Today, the word “lobotomy” is rarely mentioned. If it is, it’s usually the butt of a joke. But in the 20th century, a lobotomy became a legitimate alternative treatment for serious mental illness, such as schizophrenia and severe depression. Physicians even used it to treat chronic or severe pain and backaches. There’s a surprising history of the lobotomy for its use in mental health.
Lobotomy (from the Greek lobos, meaning lobes of the brain, and tomos, meaning cut) is a psychosurgical procedure in which the connections the prefrontal cortex and underlying structures are severed, or the frontal cortical tissue is destroyed, the theory being that this leads to the uncoupling of the brain’s emotional centers and the seat of intellect (in the subcortical structures and the frontal cortex, respectively).

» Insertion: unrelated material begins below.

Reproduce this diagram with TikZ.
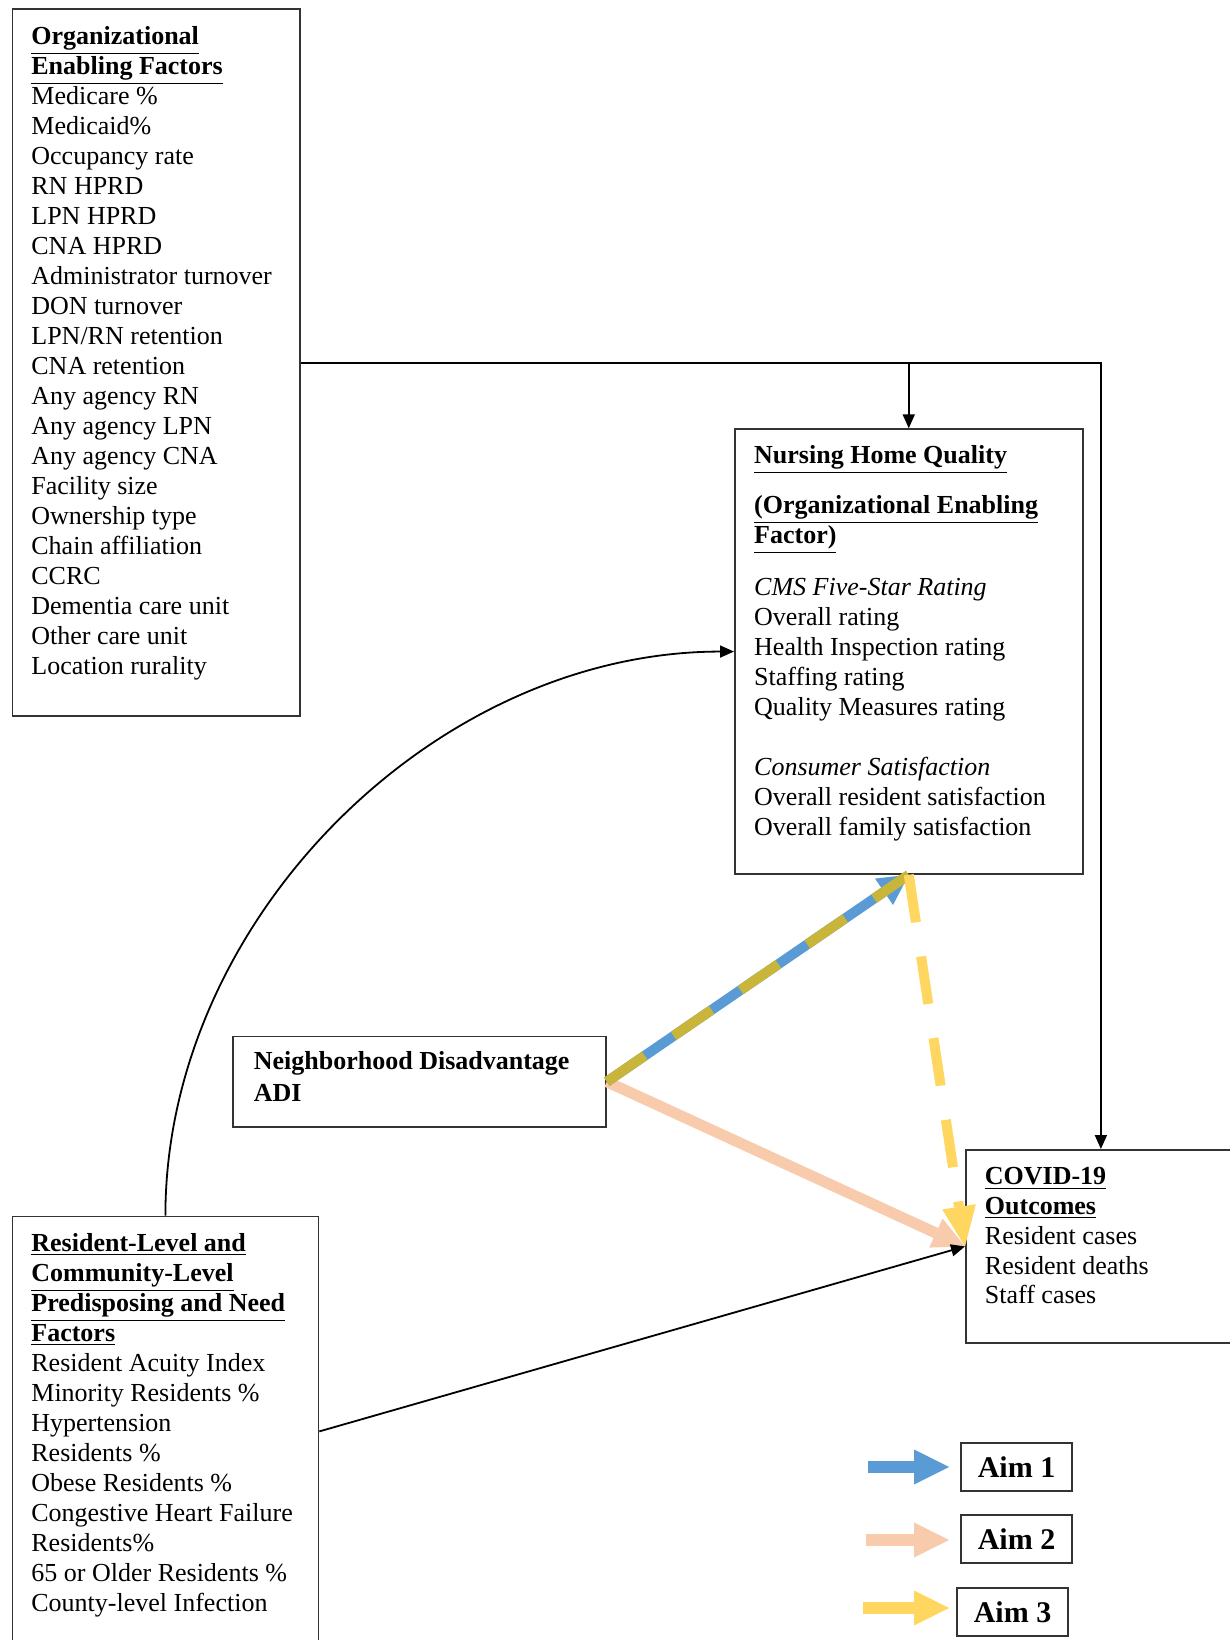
\documentclass[tikz,border=0pt]{standalone}
\usepackage{fontspec}
\setmainfont{Liberation Serif}
\usetikzlibrary{arrows.meta,positioning}

\definecolor{aimblue}{RGB}{91,155,213}
\definecolor{aimpeach}{RGB}{248,203,173}
\definecolor{aimyellow}{RGB}{255,214,96}
\definecolor{aimolive}{RGB}{201,181,58}

\newcommand{\panelbody}[4]{\parbox[t][#2][t]{#1}{\fontsize{13}{#3}\selectfont\raggedright\strut#4}}
\newcommand{\hd}[1]{\textbf{\underline{#1}}}

\begin{document}
\begin{tikzpicture}[x=0.5pt,y=-0.5pt,
  >={Triangle[length=7pt,width=6pt]},
  panel/.style={draw=black!80,line width=0.9pt,anchor=north west,inner xsep=9.5pt,inner ysep=7pt},
  link/.style={->,line width=0.9pt},
  aimone/.style={draw=aimblue,line width=5pt,-{Triangle[length=15pt,width=16pt,line width=0pt]}},
  aimtwo/.style={draw=aimpeach,line width=5.5pt,-{Triangle[length=16pt,width=16pt,line width=0pt]}},
  aimthree/.style={draw=aimyellow,line width=5pt,dash pattern=on 24pt off 17.3pt,-{Triangle[length=20pt,width=17pt,line width=0pt]}},
  aimmix/.style={draw=aimolive,line width=5pt,dash pattern=on 23pt off 17.5pt},
  aimkey/.style={draw=black!80,line width=0.9pt,minimum width=55.5pt,minimum height=24pt,inner sep=0pt,font=\fontsize{15}{18}\selectfont\bfseries},
  keyarrow/.style={line width=6pt,-{Triangle[length=17.5pt,width=17.5pt,line width=0pt]}}]
\useasboundingbox (0,0) rectangle (1230,1640);
\clip (0,0) rectangle (1230,1640);

\node[panel,inner ysep=7.3pt] (org) at (11.5,8.4) {\panelbody{124.75pt}{338.7pt}{15pt}{%
  \hd{Organizational}\\
  \hd{Enabling Factors}\\
  Medicare \%\\
  Medicaid\%\\
  Occupancy rate\\
  RN HPRD\\
  LPN HPRD\\
  CNA HPRD\\
  Administrator turnover\\
  DON turnover\\
  LPN/RN retention\\
  CNA retention\\
  Any agency RN\\
  Any agency LPN\\
  Any agency CNA\\
  Facility size\\
  Ownership type\\
  Chain affiliation\\
  CCRC\\
  Dementia care unit\\
  Other care unit\\
  Location rurality}};

\node[panel,inner xsep=9.65pt,inner ysep=6.7pt] (nhq) at (734,428.3) {\panelbody{154.55pt}{208.95pt}{15pt}{%
  \hd{Nursing Home Quality}\\[10pt]
  \hd{(Organizational Enabling}\\
  \hd{Factor)}\\[11pt]
  \textit{CMS Five-Star Rating}\\
  Overall rating\\
  Health Inspection rating\\
  Staffing rating\\
  Quality Measures rating\\[15pt]
  \textit{Consumer Satisfaction}\\
  Overall resident satisfaction\\
  Overall family satisfaction}};

\node[panel,inner xsep=10.5pt,inner ysep=5.7pt] (nda) at (232,1035.6) {\panelbody{165.5pt}{33.8pt}{15.75pt}{%
  \textbf{Neighborhood Disadvantage}\\
  \textbf{ADI}}};

\node[panel,inner ysep=7.1pt] (covid) at (965,1149) {\panelbody{116pt}{82.3pt}{14.85pt}{%
  \hd{COVID-19}\\
  \hd{Outcomes}\\
  Resident cases\\
  Resident deaths\\
  Staff cases}};

\node[panel,inner ysep=7.1pt] (res) at (11.5,1215.5) {\panelbody{134pt}{200.8pt}{15pt}{%
  \hd{Resident-Level and}\\
  \hd{Community-Level}\\
  \hd{Predisposing and Need}\\
  \hd{Factors}\\
  Resident Acuity Index\\
  Minority Residents \%\\
  Hypertension\\
  Residents \%\\
  Obese Residents \%\\
  Congestive Heart Failure\\
  Residents\%\\
  65 or Older Residents \%\\
  County-level Infection}};

% aims
\draw[aimtwo] (nda.east) -- (covid.west);
\draw[aimone] (nda.east) -- (nhq.south);
\draw[aimmix] (nda.east) -- (nhq.south);
\draw[aimthree] (nhq.south) -- (covid.west);

\draw[link] (org.east) -| (nhq.north);
\draw[link] (org.east) -| (covid.north);
\draw[link] (res.north) .. controls +(0,-295) and +(-300,0) .. (nhq.west);
\draw[link] (res.east) -- (covid.west);

% legend
\node[aimkey] (aim1) at (1016.5,1467) {Aim 1};
\node[aimkey] (aim2) at (1016.5,1539) {Aim 2};
\node[aimkey] (aim3) at (1012.5,1612) {Aim 3};
\coordinate (key1) at (868,1467);
\coordinate (key2) at (866,1540);
\coordinate (key3) at (863,1608);
\draw[keyarrow,draw=aimblue,shorten >=5.5pt] (key1) -- (aim1.west);
\draw[keyarrow,draw=aimpeach,shorten >=5.5pt] (key2) -- (key2 -| aim2.west);
\draw[keyarrow,draw=aimyellow,shorten >=3.5pt] (key3) -- (key3 -| aim3.west);
\end{tikzpicture}
\end{document}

The lobotomy was first performed on humans in the 1890s. About half a century later, it was being touted by some as a miracle cure for mental illness, and its use became widespread; during its heyday in the 1940s and ’50s, the lobotomy was performed on some 40,000 patients in the United States, and on around 10,000 in Western Europe. The procedure became popular because there was no alternative, and because it was seen to alleviate several social crises: overcrowding in psychiatric institutions, and the increasing cost of caring for mentally ill patients.

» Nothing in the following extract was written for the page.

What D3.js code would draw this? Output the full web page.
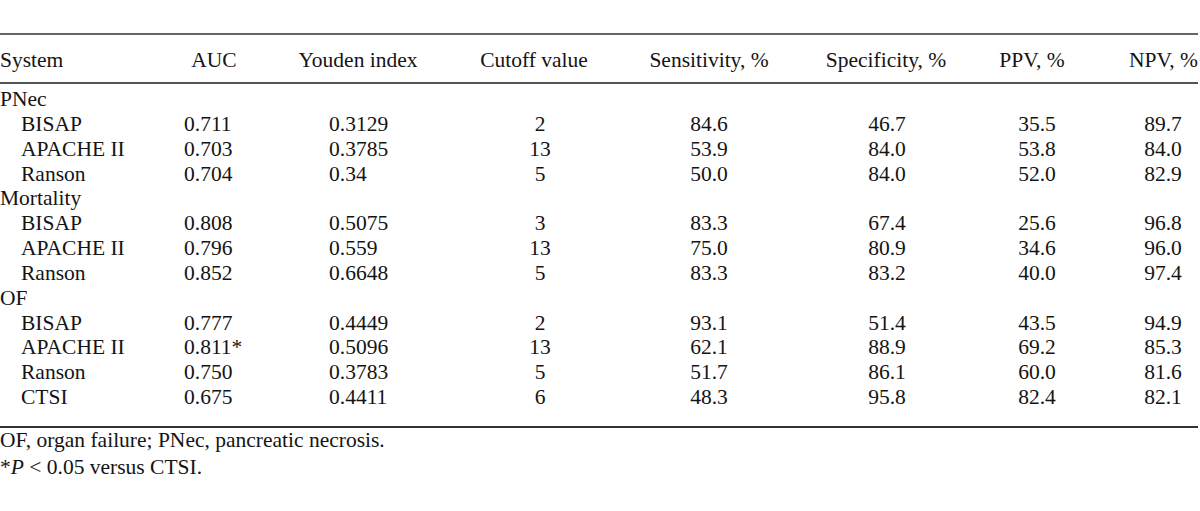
<!DOCTYPE html>
<html>
<head>
<meta charset="utf-8">
<script src="https://cdn.jsdelivr.net/npm/d3@7"></script>
<style>
  body { margin: 0; background: #fff; }
  svg text { font-family: "Liberation Serif", "Times New Roman", serif; font-size: 21.5px; fill: #141414; }
</style>
</head>
<body>
<svg id="canvas" width="1200" height="511"></svg>
<script>
// Table contents
const headers = ["System", "AUC", "Youden index", "Cutoff value", "Sensitivity, %", "Specificity, %", "PPV, %", "NPV, %"];
const groups = ["PNec", "Mortality", "OF"];
const groupSystems = [
    ["BISAP", "APACHE II", "Ranson"],
    ["BISAP", "APACHE II", "Ranson"],
    ["BISAP", "APACHE II", "Ranson", "CTSI"]
];
const auc = [[0.711, 0.703, 0.704], [0.808, 0.796, 0.852], [0.777, 0.811, 0.750, 0.675]];
const aucSignificant = [[false, false, false], [false, false, false], [false, true, false, false]];
const youden = [[0.3129, 0.3785, 0.34], [0.5075, 0.559, 0.6648], [0.4449, 0.5096, 0.3783, 0.4411]];
const cutoff = [[2, 13, 5], [3, 13, 5], [2, 13, 5, 6]];
const sensitivity = [[84.6, 53.9, 50.0], [83.3, 75.0, 83.3], [93.1, 62.1, 51.7, 48.3]];
const specificity = [[46.7, 84.0, 84.0], [67.4, 80.9, 83.2], [51.4, 88.9, 86.1, 95.8]];
const ppv = [[35.5, 53.8, 52.0], [25.6, 34.6, 40.0], [43.5, 69.2, 60.0, 82.4]];
const npv = [[89.7, 84.0, 82.9], [96.8, 96.0, 97.4], [94.9, 85.3, 81.6, 82.1]];
const footnotes = ["OF, organ failure; PNec, pancreatic necrosis."];

// Layout
const svg = d3.select("#canvas");
const headerX = [0, 214, 358, 534, 709, 886, 1032, 1198];
const headerAnchor = ["start", "middle", "middle", "middle", "middle", "middle", "middle", "end"];

// Build flat row list (group rows + system rows)
const rows = [];
groups.forEach((g, gi) => {
    rows.push({ type: "group", label: g });
    groupSystems[gi].forEach((s, si) => {
        rows.push({
            type: "system", label: s,
            auc: auc[gi][si], sig: aucSignificant[gi][si],
            youden: youden[gi][si], cutoff: cutoff[gi][si],
            sens: sensitivity[gi][si], spec: specificity[gi][si],
            ppv: ppv[gi][si], npv: npv[gi][si]
        });
    });
});

const y = d3.scaleLinear().domain([0, rows.length - 1]).range([106, 404]);

// Rules
const rules = [
    { y: 34, w: 1.6, c: "#333" },
    { y: 83, w: 2.2, c: "#555" },
    { y: 427, w: 1.8, c: "#333" }
];
svg.selectAll(".rule")
    .data(rules)
    .enter()
    .append("line")
    .attr("class", "rule")
    .attr("x1", 0)
    .attr("x2", 1198)
    .attr("y1", d => d.y)
    .attr("y2", d => d.y)
    .attr("stroke", d => d.c)
    .attr("stroke-width", d => d.w);

// Header
svg.selectAll(".header")
    .data(headers)
    .enter()
    .append("text")
    .attr("class", "header")
    .attr("x", (d, i) => headerX[i])
    .attr("y", 67)
    .attr("text-anchor", (d, i) => headerAnchor[i])
    .text(d => d);

const f1 = d3.format(".1f");
const f3 = d3.format(".3f");

// Body rows
const rowG = svg.selectAll(".row")
    .data(rows)
    .enter()
    .append("g")
    .attr("class", "row")
    .attr("transform", (d, i) => `translate(0, ${y(i)})`);

rowG.append("text")
    .attr("x", d => d.type === "group" ? 0 : 21)
    .text(d => d.label);

const sys = rowG.filter(d => d.type === "system");

sys.append("text")
    .attr("x", 184)
    .text(d => f3(d.auc) + (d.sig ? "*" : ""));

sys.append("text")
    .attr("x", 329)
    .text(d => String(d.youden));

sys.append("text")
    .attr("x", 540)
    .attr("text-anchor", "middle")
    .text(d => d.cutoff);

const pctCols = [
    { key: "sens", x: 709 },
    { key: "spec", x: 887 },
    { key: "ppv", x: 1037 },
    { key: "npv", x: 1163 }
];
pctCols.forEach(col => {
    sys.append("text")
        .attr("x", col.x)
        .attr("text-anchor", "middle")
        .text(d => f1(d[col.key]));
});

// Footnotes
svg.append("text")
    .attr("x", 0)
    .attr("y", 447)
    .text(footnotes[0]);

const fn2 = svg.append("text")
    .attr("x", 0)
    .attr("y", 474);
fn2.append("tspan").text("*");
fn2.append("tspan").style("font-style", "italic").text("P");
fn2.append("tspan").text(" < 0.05 versus CTSI.");
</script>
</body>
</html>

An excellent account of the effects of lobotomy, and of the ethical implications of the use of the procedure, can be found in Ken Kesey’s book One Flew Over the Cuckoo’s Nest. (This was made into a film in 1975, by Milos Forman, who received the Academy Award for Best Director. Jack Nicholson won the award for Best Actor in a Lead Role.)

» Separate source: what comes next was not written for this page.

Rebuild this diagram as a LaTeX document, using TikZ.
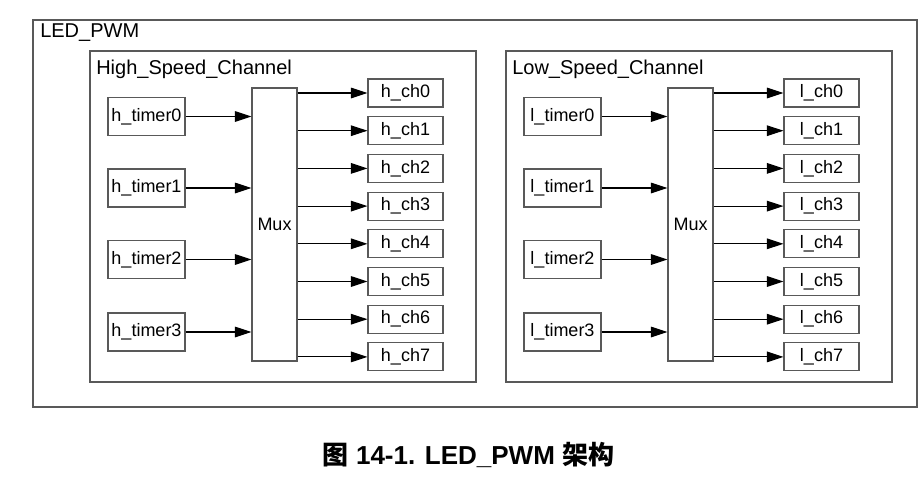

The use of lobotomies began to decline in the mid- to late-1950s, for several reasons. Firstly, although there had always been critics of the technique, opposition to its use became very fierce. Secondly, and most importantly, phenothiazine-based neuroleptic (anti-psychotic) drugs, such as chlorpromazine, became widely available. These had much the same effect as psychosurgery gone wrong; thus, the surgical method was quickly superseded by the chemical lobotomy.